**TASK INSTRUCTIONS**
Only the lines from the beginning of the entries through the one with "plt.rcParams['font.family'] = ['Noto" should be written out, please, exactly and without any pictures.
--- Start of AVAILABLE DATA ---
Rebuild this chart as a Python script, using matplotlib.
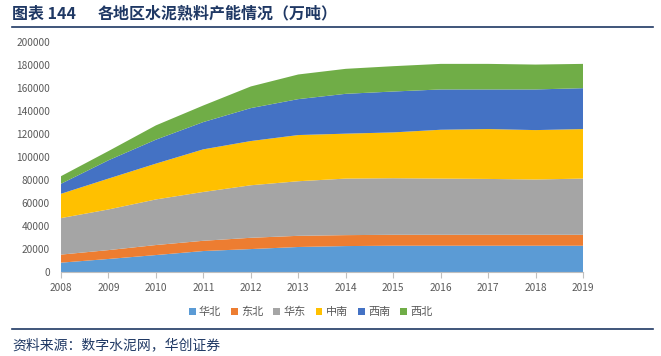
import numpy as np
import matplotlib
matplotlib.use("Agg")
from matplotlib import pyplot as plt
from matplotlib.patches import Patch

plt.rcParams['font.family'] = ['Noto Sans CJK SC', 'DejaVu Sans']

years = [2008, 2009, 2010, 2011, 2012, 2013, 2014, 2015, 2016, 2017, 2018, 2019]
regions = ["华北", "东北", "华东", "中南", "西南", "西北"]

# layer thickness per region (万吨)
huabei = [8100, 11300, 14700, 18200, 19900, 21700, 22500, 22800, 22800, 22800, 22800, 22800]
dongbei = [7000, 7700, 8700, 8900, 9800, 9700, 9500, 9500, 9500, 9500, 9500, 9500]
huadong = [31700, 35300, 39600, 42400, 45600, 47400, 49100, 49100, 48800, 48500, 48000, 48800]
zhongnan = [21100, 26800, 31100, 37000, 38400, 40100, 39000, 39800, 42400, 43300, 42900, 43000]
xinan = [8700, 15900, 20800, 23700, 28600, 31200, 34600, 35500, 35000, 34400, 35300, 35500]
xibei = [6600, 8000, 12400, 14400, 18800, 21400, 21700, 22000, 22200, 22200, 21600, 21100]

colors = ["#5B9BD5", "#ED7D31", "#A5A5A5", "#FFC000", "#4472C4", "#70AD47"]

fig = plt.figure(figsize=(6.61, 3.56), dpi=100)
ax = fig.add_axes([0.0923, 0.236, 0.7897, 0.647])

ax.stackplot(years, huabei, dongbei, huadong, zhongnan, xinan, xibei,
             colors=colors, edgecolor="none")

ax.set_xlim(2008, 2019)
ax.set_ylim(0, 200000)
ax.set_xticks(years)
ax.set_yticks(np.arange(0, 200001, 20000))
ax.tick_params(axis="y", length=0, labelsize=7.3, labelcolor="#595959", pad=8)
ax.tick_params(axis="x", length=4, color="#BFBFBF", labelsize=7.3,
               labelcolor="#595959", pad=4)
for s in ["top", "right", "left"]:
    ax.spines[s].set_visible(False)
ax.spines["bottom"].set_color("#BFBFBF")

handles = [Patch(facecolor=c, edgecolor="none") for c in colors]
fig.legend(handles, regions, loc="center", bbox_to_anchor=(0.47, 0.123),
           ncol=6, frameon=False, fontsize=8, handlelength=0.6, handleheight=0.6,
           handletextpad=0.3, columnspacing=0.9, labelcolor="#595959")

# title and frame lines
fig.text(0.018, 0.962, "图表 144", fontsize=11.5,
         fontweight="bold", color="#1F3864", va="center", ha="left")
fig.text(0.148, 0.962, "各地区水泥熟料产能情况（万吨）", fontsize=11.5,
         fontweight="bold", color="#1F3864", va="center", ha="left")
fig.add_artist(plt.Line2D([0.018, 0.988], [0.924, 0.924], color="#1F3864", lw=1.2))
fig.add_artist(plt.Line2D([0.018, 0.988], [0.076, 0.076], color="#1F3864", lw=1.2))
fig.text(0.018, 0.03, "资料来源：数字水泥网，华创证券", fontsize=10, style="italic",
         color="#1F3864", va="center", ha="left")

plt.savefig("out.png", dpi=100)
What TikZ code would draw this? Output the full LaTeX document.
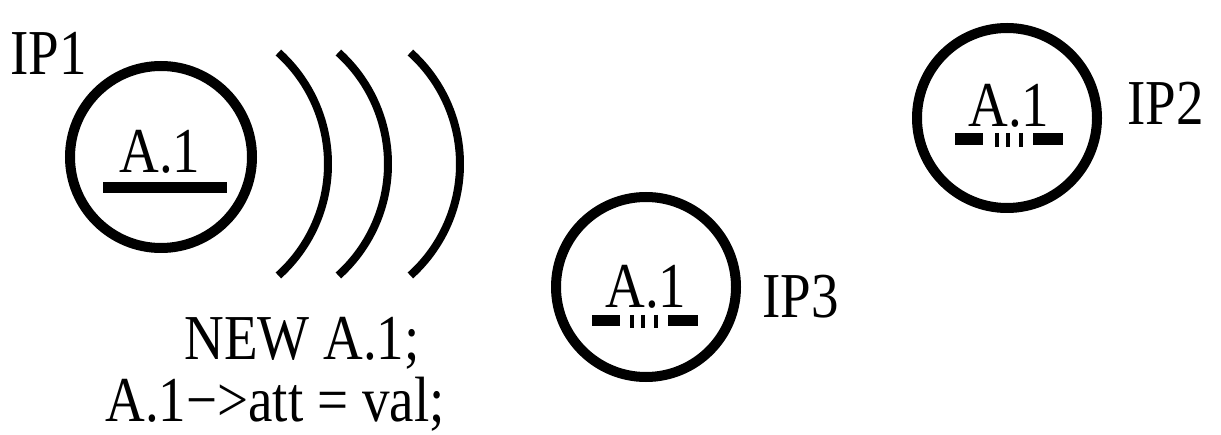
--- End of AVAILABLE DATA ---
**EXERCISE OUTPUT**
Rebuild this chart as a Python script, using matplotlib.
import numpy as np
import matplotlib
matplotlib.use("Agg")
from matplotlib import pyplot as plt
from matplotlib.patches import Patch

plt.rcParams['font.family'] = ['Noto Sans CJK SC', 'DejaVu Sans']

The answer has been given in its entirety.